Submitted to: Veterinary Immunology and Immunopathology
Publication Type: Peer Reviewed Journal
Publication Acceptance Date: 8/18/2008
Publication Date: 1/10/2009
Citation: Nerren, J.R., Kogut, M.H. 2009. The selective Dectin-1 agonist, curdlan, induces an oxidative burst response in chicken heterophils and peripheral blood mononuclear cells. Veterinary Immunology and Immunopathology. 127:162-166.

Interpretive Summary: Host immune cells recognize unique components of bacteria and fungi using structures located on their surface called pattern recognition receptors. These pattern recognition receptors then send signals to the brain of the cell, the nucleus, which causes the cell to respond in a defensive manner. One of these pattern recognition receptors is called Dectin-1. This receptor has been shown to play an important role in the immune system's defense against bacteria and fungi. To date, however, this receptor has only been documented in mammals. In the present study, immune cells from chickens were stimulated with a unique component from bacteria, curdlan, that Dectin-1 recognizes. Following this stimulation, the immune cells responded by undergoing a reaction called oxidative burst, which results in the production of chemicals that kill bacteria and fungi. When the immune cells were pretreated with laminarin, a chemical that specifically blocks Dectin-1, the oxidative burst reaction was significantly reduced. These data provide evidence that chicken cells possess the critical Dectin-1 receptor on their cells.

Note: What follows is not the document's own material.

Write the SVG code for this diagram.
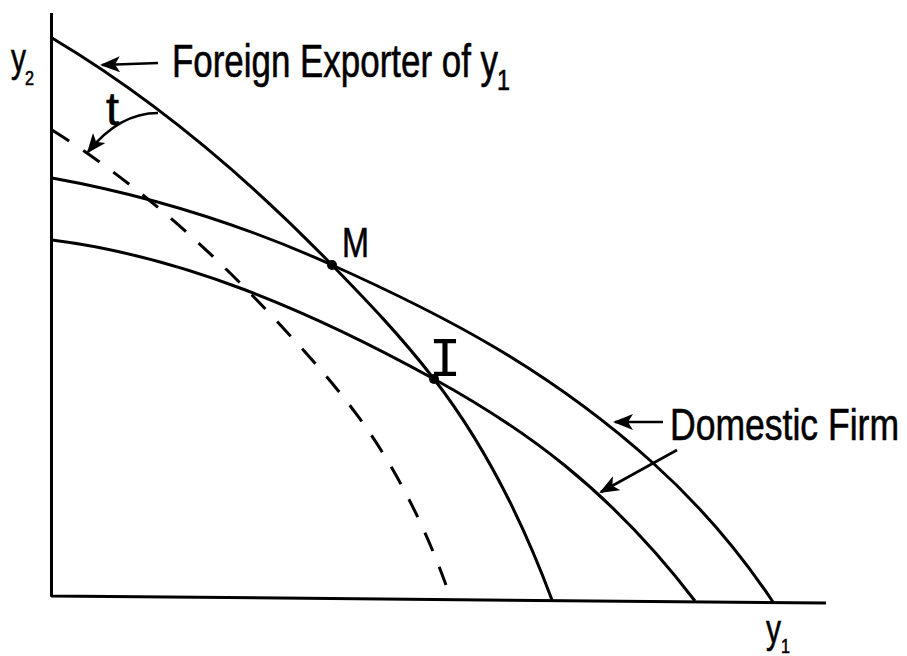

Technical Abstract: A critical component of host innate immunity is recognition of pathogen-associated molecular patterns (PAMPs) by pattern recognition receptors (PRRs). Dectin-1 is the primary PRR for exogenous beta-glucan, a component of fungal and bacterial cell walls. A previous study conducted in our laboratory demonstrated that administration of beta-glucan as a feed additive resulted in increased innate immune function of neonatal chickens, suggesting that chickens possess a Dectin-1-like beta-glucan receptor. In the present study, we demonstrated that heterophils and peripheral blood mononuclear cells (PBMCs) from day-old chicks had a significant increase in the generation of reactive oxygen species (ROS) following stimulation with the Dectin-1 specific agonist, curdlan. Pre-treatment of heterophils and PBMCs with laminarin, a beta-glucan receptor blocking agent and specific inhibitor of Dectin-1 activity significantly reduced the curdlan-induced ROS production. Together these data provide evidence for the first time of the presence of a functional Dectin-1-like beta-glucan receptor in chicken heterophils and PBMCs.